** Start ENTRIES PROVIDED **

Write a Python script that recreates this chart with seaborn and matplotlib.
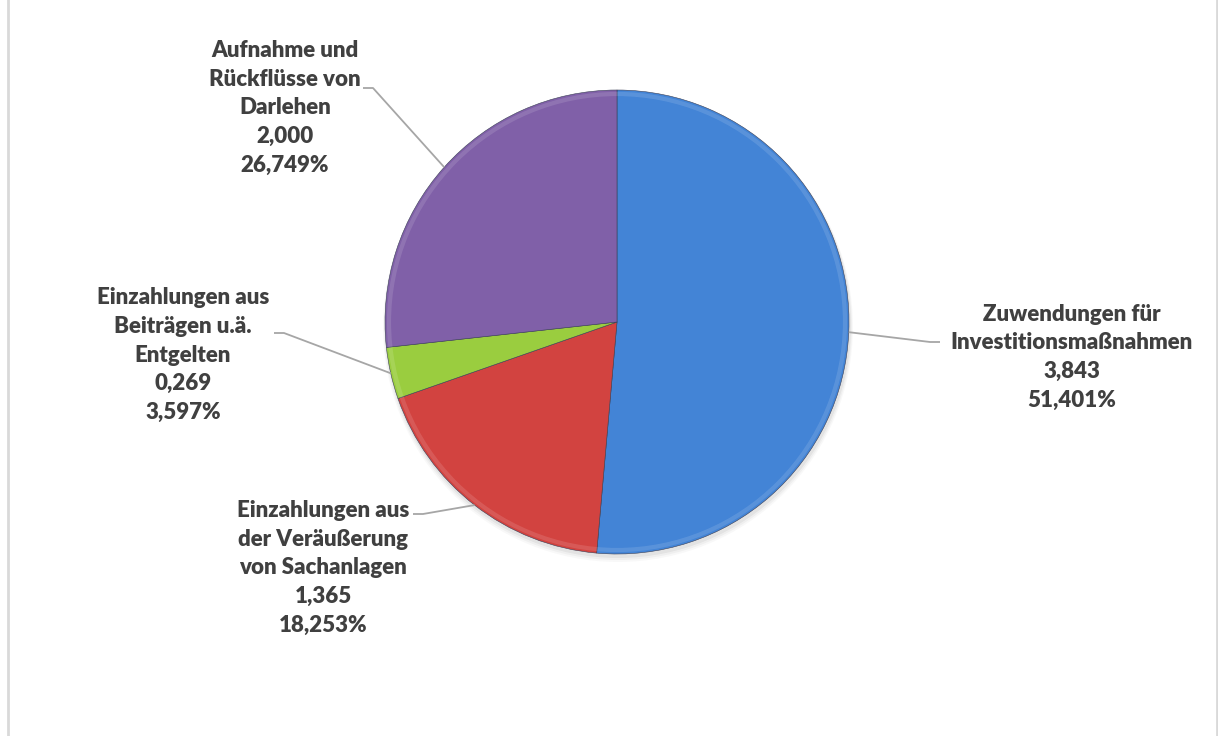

** End ENTRIES PROVIDED **
** Start ENTRIES PROVIDED **

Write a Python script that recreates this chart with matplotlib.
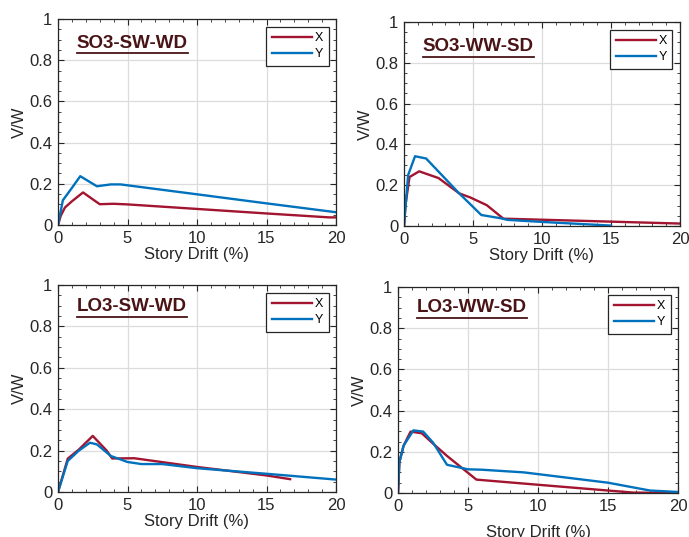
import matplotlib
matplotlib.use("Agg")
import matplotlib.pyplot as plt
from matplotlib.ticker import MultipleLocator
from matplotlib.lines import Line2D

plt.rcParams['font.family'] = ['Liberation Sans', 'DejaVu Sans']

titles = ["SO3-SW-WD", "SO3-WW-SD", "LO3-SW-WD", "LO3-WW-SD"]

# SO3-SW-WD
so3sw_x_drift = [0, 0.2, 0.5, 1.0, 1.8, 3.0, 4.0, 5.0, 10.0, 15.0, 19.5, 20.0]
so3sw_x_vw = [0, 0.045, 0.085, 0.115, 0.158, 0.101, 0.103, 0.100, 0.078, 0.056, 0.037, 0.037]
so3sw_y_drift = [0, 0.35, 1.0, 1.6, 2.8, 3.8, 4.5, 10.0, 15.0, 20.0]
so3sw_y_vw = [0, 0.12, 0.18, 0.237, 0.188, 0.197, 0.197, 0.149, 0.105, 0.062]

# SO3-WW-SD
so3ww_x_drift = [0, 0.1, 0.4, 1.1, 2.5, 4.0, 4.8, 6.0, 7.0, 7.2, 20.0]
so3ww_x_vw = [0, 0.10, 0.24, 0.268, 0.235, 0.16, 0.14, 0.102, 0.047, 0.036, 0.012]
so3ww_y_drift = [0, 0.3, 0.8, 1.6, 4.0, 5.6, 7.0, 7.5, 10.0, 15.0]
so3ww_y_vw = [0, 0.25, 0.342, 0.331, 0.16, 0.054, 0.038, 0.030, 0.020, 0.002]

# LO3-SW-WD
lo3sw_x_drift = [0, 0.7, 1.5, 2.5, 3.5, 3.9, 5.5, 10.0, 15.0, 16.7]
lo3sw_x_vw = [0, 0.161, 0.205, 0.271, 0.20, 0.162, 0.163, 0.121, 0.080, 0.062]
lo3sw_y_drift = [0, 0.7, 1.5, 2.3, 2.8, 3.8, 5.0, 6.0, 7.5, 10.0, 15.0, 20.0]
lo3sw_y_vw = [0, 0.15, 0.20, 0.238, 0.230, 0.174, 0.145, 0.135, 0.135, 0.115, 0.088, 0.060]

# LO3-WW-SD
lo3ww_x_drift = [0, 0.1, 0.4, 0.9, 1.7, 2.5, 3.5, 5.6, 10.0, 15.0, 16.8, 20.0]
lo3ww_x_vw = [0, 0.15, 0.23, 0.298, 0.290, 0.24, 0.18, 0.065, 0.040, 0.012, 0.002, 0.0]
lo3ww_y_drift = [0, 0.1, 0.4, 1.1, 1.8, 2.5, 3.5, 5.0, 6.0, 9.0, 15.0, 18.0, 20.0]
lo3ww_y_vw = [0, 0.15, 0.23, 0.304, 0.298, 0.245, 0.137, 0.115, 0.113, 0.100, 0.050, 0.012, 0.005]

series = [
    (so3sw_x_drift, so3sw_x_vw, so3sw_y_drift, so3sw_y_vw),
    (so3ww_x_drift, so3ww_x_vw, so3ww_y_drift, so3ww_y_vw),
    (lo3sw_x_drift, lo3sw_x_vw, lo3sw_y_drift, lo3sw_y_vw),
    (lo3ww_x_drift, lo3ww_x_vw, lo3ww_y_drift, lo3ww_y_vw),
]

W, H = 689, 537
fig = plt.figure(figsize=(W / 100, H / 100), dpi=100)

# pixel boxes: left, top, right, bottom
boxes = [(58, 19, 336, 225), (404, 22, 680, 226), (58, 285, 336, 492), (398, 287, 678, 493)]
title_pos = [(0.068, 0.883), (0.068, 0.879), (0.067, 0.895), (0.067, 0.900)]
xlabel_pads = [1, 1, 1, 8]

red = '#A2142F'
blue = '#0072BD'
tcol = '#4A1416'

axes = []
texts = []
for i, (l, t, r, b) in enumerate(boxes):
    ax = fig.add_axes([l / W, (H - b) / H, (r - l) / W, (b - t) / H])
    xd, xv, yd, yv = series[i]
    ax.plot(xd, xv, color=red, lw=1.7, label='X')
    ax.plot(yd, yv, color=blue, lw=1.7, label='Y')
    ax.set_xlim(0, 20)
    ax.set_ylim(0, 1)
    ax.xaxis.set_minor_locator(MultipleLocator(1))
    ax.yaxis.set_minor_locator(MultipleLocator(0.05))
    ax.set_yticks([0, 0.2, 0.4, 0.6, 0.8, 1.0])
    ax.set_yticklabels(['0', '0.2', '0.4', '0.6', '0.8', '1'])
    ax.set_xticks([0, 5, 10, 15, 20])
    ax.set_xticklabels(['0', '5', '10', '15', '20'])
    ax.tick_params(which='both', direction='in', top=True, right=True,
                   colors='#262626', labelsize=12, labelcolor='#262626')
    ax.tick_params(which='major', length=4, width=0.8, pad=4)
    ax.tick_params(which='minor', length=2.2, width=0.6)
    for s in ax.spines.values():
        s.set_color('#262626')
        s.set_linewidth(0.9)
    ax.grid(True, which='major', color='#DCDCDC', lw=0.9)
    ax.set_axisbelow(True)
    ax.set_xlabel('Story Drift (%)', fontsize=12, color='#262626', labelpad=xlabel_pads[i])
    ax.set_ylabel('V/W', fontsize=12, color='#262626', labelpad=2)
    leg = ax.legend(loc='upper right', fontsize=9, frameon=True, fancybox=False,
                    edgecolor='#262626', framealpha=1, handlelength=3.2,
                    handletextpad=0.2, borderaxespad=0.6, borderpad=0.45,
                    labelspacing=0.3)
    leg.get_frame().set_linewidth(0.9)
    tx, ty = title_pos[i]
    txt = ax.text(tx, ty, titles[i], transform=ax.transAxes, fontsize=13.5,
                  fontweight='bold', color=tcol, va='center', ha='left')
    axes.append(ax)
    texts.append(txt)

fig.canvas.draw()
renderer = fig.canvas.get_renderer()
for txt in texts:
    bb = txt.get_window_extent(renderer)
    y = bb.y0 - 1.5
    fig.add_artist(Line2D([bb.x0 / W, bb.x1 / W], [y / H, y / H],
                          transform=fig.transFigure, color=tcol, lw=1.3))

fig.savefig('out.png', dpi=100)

** End ENTRIES PROVIDED **
** Start ENTRIES PROVIDED **

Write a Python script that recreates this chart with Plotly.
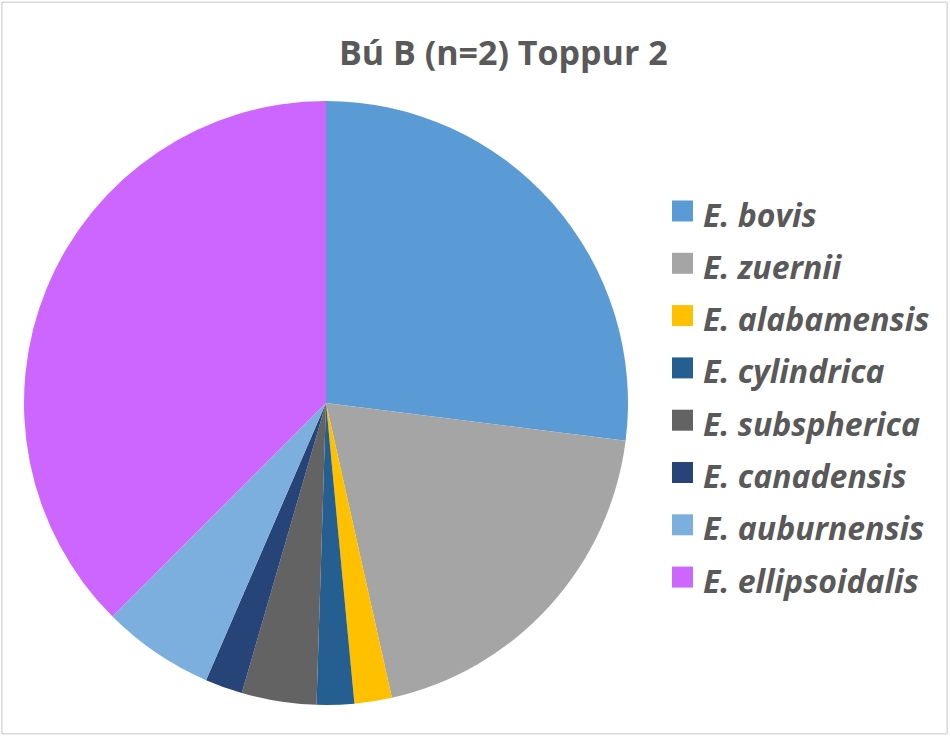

** End ENTRIES PROVIDED **

▶ **GOAL OF THE EXERCISE**:
Pull every line containing "that" out of the data above.

▶ **TASK ANSWER**:
Write a Python script that recreates this chart with seaborn and matplotlib.
Write a Python script that recreates this chart with matplotlib.
Write a Python script that recreates this chart with Plotly.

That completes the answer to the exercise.